I'm doing some self-study on hardware and currently implementing an ALU. The way I'm designing it is such that I have an N:1 MUX (N inputs yield a single output (16 bit number) based on selector bits). I feed in 2 16-bit numbers with a series of control bits to get my output.

My question is that I have a bunch of gates that execute before they hit the MUX and then the MUX says "based on these control bits I'll output this calculation". Just wondering if it is inefficient to execute all these operations even if they aren't used/outputted.

For example, if I simply want to negate A, the circuit will still perform other arithmetic operations despite not using them at all in the final result. It seems like it would increase the time to get the desired result since you're running through more gates.

• What's the alternative proposal? May 17 '20 at 15:25
• I don't have one, just curious if that's how it works in practice from a high-level.
– Ryan
May 17 '20 at 15:25
• @Ryan Are you asking if this is "wasting" (inefficient with) resources? If so, there are other ways to implement this kind of design. In fact, higher end processors do things differently. Are you asking what those other techniques might be? Or am I misunderstanding you?
– jonk
May 17 '20 at 16:43
• A common design of an ALU is simply creating each block of instructions and feeding it to the MUX and having the user select which instructions they wish to call. Will multiple of these blocks be activated? Yes, they may but with the MUX you can select which instruction to execute. The operands you feed into the ALU could very well be applied to each instruction but to avoid multiple outputs of each of these instructions, that's where the MUX comes in.
– user103380
May 17 '20 at 16:49
• @KingDuken I provided a diagram in my comment. Have a look and see if this is what you are considering. The longest path through will determine the cycle time. But I think the OP is asking if there are other approaches... and there are. The PPro and P II and beyond use registration stations and break them into separate functional units to operate in parallel, when possible. So there is more than one approach. I suspect the OP wants to see those other approaches.
– jonk
May 17 '20 at 16:50

Using any modern synthesis tool you can be reasonably sure it'll optimise away any redundancy it possibly can, to the point of sometimes eliminating the entire design if it wasn't tested properly in simulation first.
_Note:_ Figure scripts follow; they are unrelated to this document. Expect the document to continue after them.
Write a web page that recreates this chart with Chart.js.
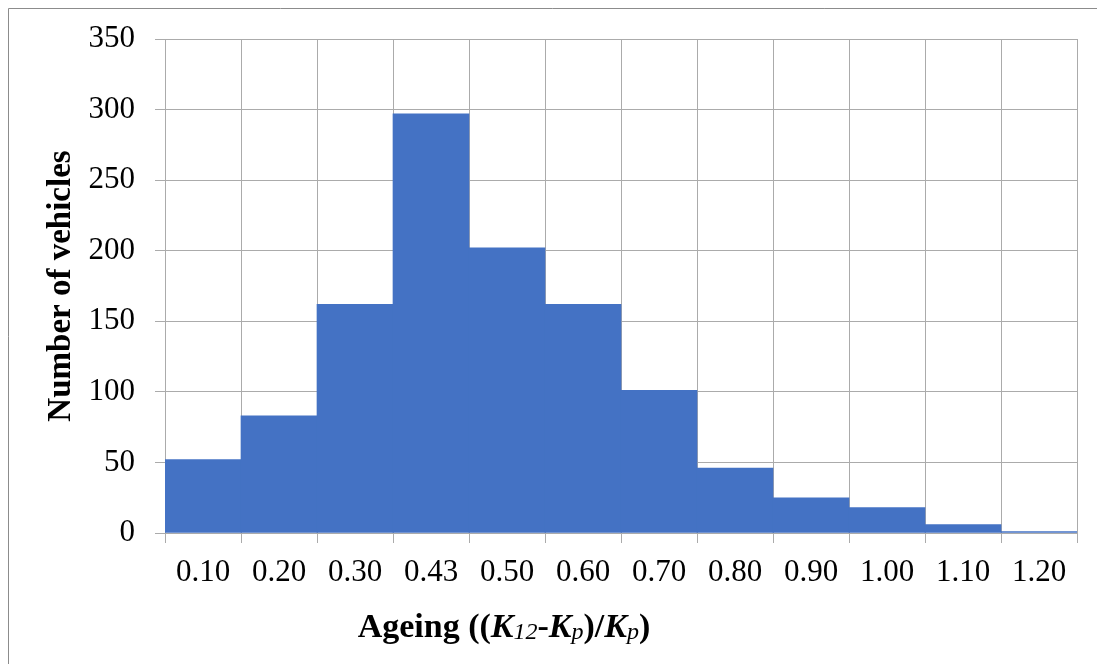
<!DOCTYPE html>
<html>
<head>
<meta charset="utf-8">
<script src="https://cdn.jsdelivr.net/npm/chart.js@4.4.1/dist/chart.umd.min.js"></script>
<style>
  html, body { margin: 0; padding: 0; background: #fff; }
  #wrap { width: 1097px; height: 664px; }
</style>
</head>
<body>
<div id="wrap"><canvas id="histChart" width="1097" height="664"></canvas></div>
<script>
// Histogram data
const binLabels = ["0.10", "0.20", "0.30", "0.43", "0.50", "0.60", "0.70", "0.80", "0.90", "1.00", "1.10", "1.20"];
const vehicleCounts = [52, 83, 162, 297, 202, 162, 101, 46, 25, 18, 6, 1];
const yTicks = [0, 50, 100, 150, 200, 250, 300, 350];

const serif = '"Liberation Serif", "Times New Roman", serif';
const gridColor = "#ababab";

// Outer frame, like the exported Excel chart
const framePlugin = {
  id: "frame",
  beforeDraw: (chart) => {
    const { ctx, width, height } = chart;
    ctx.save();
    ctx.fillStyle = "#fff";
    ctx.fillRect(0, 0, width, height);
    ctx.strokeStyle = "#8c8c8c";
    ctx.lineWidth = 1;
    ctx.beginPath();
    ctx.moveTo(8.5, height);
    ctx.lineTo(8.5, 8.5);
    ctx.lineTo(width, 8.5);
    ctx.stroke();
    ctx.restore();
  },
};

// X axis title with italic K and subscripts
const xTitlePlugin = {
  id: "xTitle",
  afterDraw: (chart) => {
    const { ctx } = chart;
    const big = "bold 34px " + serif;
    const bigIt = "italic bold 34px " + serif;
    const sub = "italic 24px " + serif;
    const parts = [
      { t: "Ageing ((", f: big, dy: 0 },
      { t: "K", f: bigIt, dy: 0 },
      { t: "12", f: sub, dy: 2 },
      { t: "-", f: big, dy: 0 },
      { t: "K", f: bigIt, dy: 0 },
      { t: "p", f: sub, dy: 2 },
      { t: ")/", f: big, dy: 0 },
      { t: "K", f: bigIt, dy: 0 },
      { t: "p", f: sub, dy: 2 },
      { t: ")", f: big, dy: 0 },
    ];
    ctx.save();
    ctx.fillStyle = "#000";
    ctx.textBaseline = "alphabetic";
    ctx.textAlign = "left";
    let total = 0;
    parts.forEach((p) => {
      ctx.font = p.f;
      p.w = ctx.measureText(p.t).width;
      total += p.w;
    });
    let x = 504 - total / 2;
    const baseY = 637;
    parts.forEach((p) => {
      ctx.font = p.f;
      ctx.fillText(p.t, x, baseY + p.dy);
      x += p.w;
    });
    ctx.restore();
  },
};

const ctx = document.getElementById("histChart").getContext("2d");

const histChart = new Chart(ctx, {
  type: "bar",
  data: {
    labels: binLabels,
    datasets: [
      {
        label: "Number of vehicles",
        data: vehicleCounts,
        backgroundColor: "#4472c4",
        borderWidth: 0,
        barPercentage: 1.0,
        categoryPercentage: 1.0,
      },
    ],
  },
  options: {
    responsive: false,
    animation: false,
    layout: {
      padding: { left: 0, right: 20, top: 39, bottom: 0 },
    },
    plugins: {
      legend: { display: false },
      tooltip: { enabled: false },
    },
    scales: {
      x: {
        offset: true,
        grid: {
          offset: true,
          color: gridColor,
          lineWidth: 1,
          tickLength: 10,
          drawTicks: true,
        },
        border: { color: gridColor },
        ticks: {
          color: "#000",
          font: { family: serif, size: 31 },
          padding: 11,
          maxRotation: 0,
          autoSkip: false,
        },
        afterFit: (scale) => {
          scale.height = 131;
        },
      },
      y: {
        min: 0,
        max: 350,
        afterBuildTicks: (scale) => {
          scale.ticks = yTicks.map((v) => ({ value: v }));
        },
        grid: {
          color: gridColor,
          lineWidth: 1,
          tickLength: 10,
        },
        border: { color: gridColor },
        ticks: {
          color: "#000",
          font: { family: serif, size: 31 },
          padding: 20,
        },
        title: {
          display: true,
          text: "Number of vehicles",
          color: "#000",
          font: { family: serif, size: 33, weight: "bold" },
          padding: { top: 42, bottom: 0 },
        },
        afterFit: (scale) => {
          scale.width = 165;
        },
      },
    },
  },
  plugins: [framePlugin, xTitlePlugin],
});
</script>
</body>
</html>
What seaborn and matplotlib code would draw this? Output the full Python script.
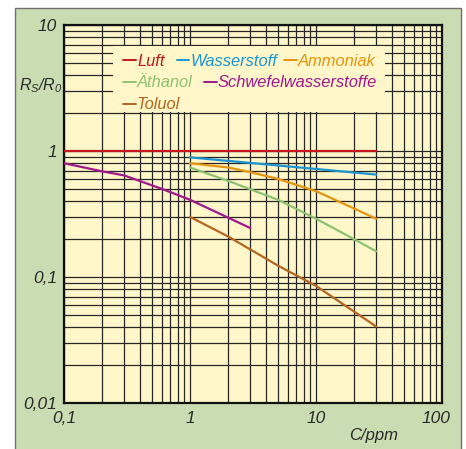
import matplotlib
matplotlib.use("Agg")
import matplotlib.pyplot as plt
from matplotlib.patches import Rectangle
from matplotlib.lines import Line2D
from matplotlib.ticker import LogLocator, NullFormatter
from matplotlib.transforms import ScaledTranslation
import pandas as pd
import seaborn as sns

# Gas sensor response: concentration C (ppm) vs. resistance ratio Rs/R0
luft_c = [0.1, 30]
luft_r = [1.0, 1.0]
wasserstoff_c = [1, 10, 30]
wasserstoff_r = [0.89, 0.72, 0.65]
ammoniak_c = [1, 2, 3, 5, 10, 20, 30]
ammoniak_r = [0.80, 0.74, 0.68, 0.60, 0.48, 0.35, 0.29]
aethanol_c = [1, 2, 5, 10, 20, 30]
aethanol_r = [0.74, 0.58, 0.41, 0.29, 0.20, 0.16]
schwefel_c = [0.1, 0.2, 0.3, 0.6, 1, 3]
schwefel_r = [0.80, 0.69, 0.64, 0.50, 0.41, 0.245]
toluol_c = [1, 2, 5, 10, 30]
toluol_r = [0.30, 0.21, 0.123, 0.085, 0.0405]

gases = ["Luft", "Wasserstoff", "Ammoniak", "Äthanol", "Schwefelwasserstoffe", "Toluol"]
colors = ["#C4161C", "#1B95D2", "#E8940C", "#8DC270", "#A3178F", "#B5651D"]
x_ticks = [0.1, 1, 10, 100]
x_tick_labels = ["0,1", "1", "10", "100"]
y_ticks = [0.01, 0.1, 1, 10]
y_tick_labels = ["0,01", "0,1", "1", "10"]

series = [(luft_c, luft_r), (wasserstoff_c, wasserstoff_r), (ammoniak_c, ammoniak_r),
          (aethanol_c, aethanol_r), (schwefel_c, schwefel_r), (toluol_c, toluol_r)]
df = pd.concat([pd.DataFrame({"C": c, "R": r, "Gas": g}) for g, (c, r) in zip(gases, series)],
               ignore_index=True)

sns.set_theme(style="white")
plt.rcParams["font.family"] = ["Liberation Sans", "DejaVu Sans"]
plt.rcParams["font.style"] = "italic"
plt.rcParams["mathtext.fontset"] = "custom"
plt.rcParams["mathtext.it"] = "Liberation Sans:italic"
plt.rcParams["mathtext.rm"] = "Liberation Sans:italic"

W, H = 466, 449
BG = "#FFF7C9"
TXT = "#2a2a2a"
fig = plt.figure(figsize=(W / 100, H / 100), dpi=100)
fig.patch.set_facecolor("white")

# green panel behind the chart
fig.add_artist(Rectangle((15 / W, -0.02), (461 - 15) / W, (449 - 8) / H + 0.02,
                         transform=fig.transFigure, facecolor="#C9DCB2",
                         edgecolor="#707070", lw=1.0, zorder=-5))

ax = fig.add_axes([64 / W, 1 - 403 / H, 378 / W, 378 / H])
ax.set_facecolor(BG)
ax.set_xscale("log")
ax.set_yscale("log")
ax.set_xlim(0.1, 100)
ax.set_ylim(0.01, 10)
ax.set_axisbelow(True)

ax.xaxis.set_minor_locator(LogLocator(base=10, subs=range(2, 10)))
ax.yaxis.set_minor_locator(LogLocator(base=10, subs=range(2, 10)))
ax.xaxis.set_minor_formatter(NullFormatter())
ax.yaxis.set_minor_formatter(NullFormatter())
ax.set_xticks(x_ticks, labels=x_tick_labels)
ax.set_yticks(y_ticks, labels=y_tick_labels)
ax.grid(which="both", color="#262626", lw=0.9)
ax.tick_params(which="both", length=0)
ax.tick_params(axis="x", pad=6)
ax.tick_params(axis="y", pad=5)
for lbl in ax.get_xticklabels() + ax.get_yticklabels():
    lbl.set_fontstyle("italic")
    lbl.set_fontsize(12.5)
    lbl.set_color(TXT)
# keep the last x label inside the panel
last = ax.get_xticklabels()[-1]
last.set_transform(last.get_transform() + ScaledTranslation(-0.06, 0, fig.dpi_scale_trans))

for s in ax.spines.values():
    s.set_color("#111111")
    s.set_linewidth(1.6)

# plain band for the key
ax.add_patch(Rectangle((0.245, 2.03), 35.3 - 0.245, 6.78 - 2.03,
                       facecolor=BG, edgecolor="none", zorder=1))

sns.lineplot(data=df, x="C", y="R", hue="Gas", hue_order=gases,
             palette=dict(zip(gases, colors)), estimator=None, sort=True,
             legend=False, lw=1.6, ax=ax, zorder=3)
ax.set_xlabel("")
ax.set_ylabel("")

# key entries: (gas, left pixel, baseline pixel)
key_pos = [(123, 65.7), (176.5, 65.7), (284, 65.7), (123, 87.3), (204, 87.3), (123, 109)]
for (g, col), (px, py) in zip(zip(gases, colors), key_pos):
    fig.add_artist(Line2D([px / W, (px + 12.5) / W], [1 - (py - 5.5) / H] * 2,
                          transform=fig.transFigure, color=col, lw=1.4))
    fig.text((px + 14) / W, 1 - py / H, g, color=col, fontsize=11.9,
             fontstyle="italic", ha="left", va="baseline")

fig.text(19 / W, 1 - 90 / H, r"$\mathit{R_S/R_0}$", fontsize=11.5, color=TXT,
         ha="left", va="baseline")
fig.text(374 / W, 1 - 440 / H, "C/ppm", fontsize=12, color=TXT,
         fontstyle="italic", ha="center", va="baseline")

fig.savefig("out.png", dpi=100)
So, yes this is inefficient; but synth will fix that.

Better to keep what you write simple, clean and clear. 16 ops and a 16:1 MUX fills that bill.

In case all arithmetic operations are performed in the same number of clock cycles, some operations (e.g multiplication) will limit the maximum clock frequency achievable.

I can tell two similar solutions. I will assume multiplication is the bottleneck, as an example.

1. Pipelining bottleneck operations

Say all other operations are performed in one clock cycle, still we can split multiplication into several clock cycles, 2 cycles for example. The CPU needs to stall for one cycle when multiplication is performed. This brings some extra control logic, but roughly doubles the maximum clock frequency.

There are two challenges for this solution. First, pipelining is not easy for some arithmetic operations, however this can be done by the synthesis tool using some retiming (register balancing) commands. Second, the area will increase by about 16 flip-flops.

2. Defining multi-cycle paths

This is a better solution I think. Again extra control logic is required to stall the CPU, but we don't need to pipeline and put additional flip-flops. We should just tell the synthesis tool that multiplication logic is a multi-cycle path. For example, the set_multicycle_path command can be used in Synopsys Design Compiler.

You may be interested in the old TI 74181 4bits ALU which was used in many mincomputers in the 70's:

https://en.wikipedia.org/wiki/74181

A clever arrangement of gates to generate many different operations.

• Additions and subtractions can be combined by conditionally inverting an input and using the carry-in (for two's complement)
• Logical operations can be merged with some arithmetical by removing carry propagation.
• Not / Neg likewise is using the subtraction inverter and a carry-in. Or Inc/Dec using the adder.
• Shift left as an addition... etc.

Depending on the amount of optimisation you want to achieve, you may let a logic synthesis tool do all the optimisations from an high level description, or manually tune it. Sometimes with RISCs some bits in CPU opcodes can be used to control multiplexers or drive constants in the ALU without further decoding.